An analysis was conducted in the form of a PPI network for the in-depth detection and study of target genes. We identified eight genes as central genes based on connectivity scores ≥ 110 and conducted follow-up survival analysis on these genes. The results showed that the central genes (CDK1, CCNB1, CCNA2, TOP2A, AURKA, MAD2L1, CDC6, and CHEK1) played a remarkable role in the 10-year survival rates of patients with NPC.

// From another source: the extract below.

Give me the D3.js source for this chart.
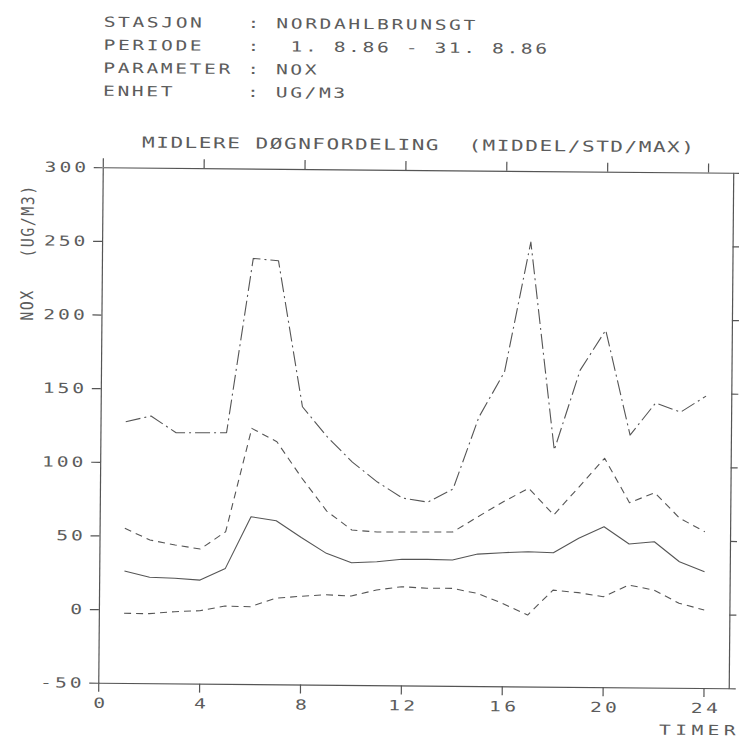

miRNAs are non-coding small RNA molecules that can inhibit transcription and translation and cleave target mRNAs to accelerate their degradation. In his review, Syafirah suggested that a single miRNA marker is not adequate for NPC prognosis. Therefore, a study on manifold miRNA biomarker profiles can help improve the reliability of prognostic research on NPC 32. Our study has advanced the existing knowledge on combined applications for miRNAs and mRNAs, and the results of our research support the hypothesis we put forward. MiR-96-5p and miR-375 regulate the expression of CDK1, miR-493-3p regulates the expression of CCNB1, miR-320a regulates the expression of CCNA2, miR-21-5p and miR-96-5p regulate the expression of TOP2A, miR-25-3p and let-7i-5p regulate the expression of CDC6, miR-493-3p regulates the expression of MAD2L1, miR-493-3p and miR-493-5p regulate the expression of AURKA, and miR-378a-3p and let-7i-5p regulate the expression of CHEK1. There have been quite a few studies on the abovementioned central genes in the past. CDK1 can be integrated with CCNB1 to actuate the G2-M transition and bind to other cyclins to further adjust and control the G1 process and G1-S transition 33. In a previous study, CDK1 was confirmed as a direct regulated site of miR-96-5p and reportedly served as a tumor inhibitor for NPC34. As shown in some studies, CDK1 may be related to radiosensitivity in tumor cells 35. CCNA2 was reported to be a downstream target of miR-29c-3p and mainly enriched in the cell cycle 36. A study on promoter methylation revealed that CCNA2 might be a tumor suppressor gene for NPC 37. TOP2A is a subtype of TOP2, which plays an important role in DNA synthesis and transcription38. CCNB1 is an important component of the cell cycle pathway and one of the hub genes that substantially influences cancer development. Some studies have revealed the potential role of CHK1-related pathways and CDC6 in reversing radioresistance39, 40. Some previous bioinformatics studies related to NPC showed that AURKA, CCNB1, and MAD2LI were genes with considerable value for further research 41. However, to our knowledge, there have been no reports about the abovementioned genes (CCNB1, CDC6, TOP2A, CHK1, and AURKA) in the field of NPC research to date. These genes are expected to become new research targets in the future.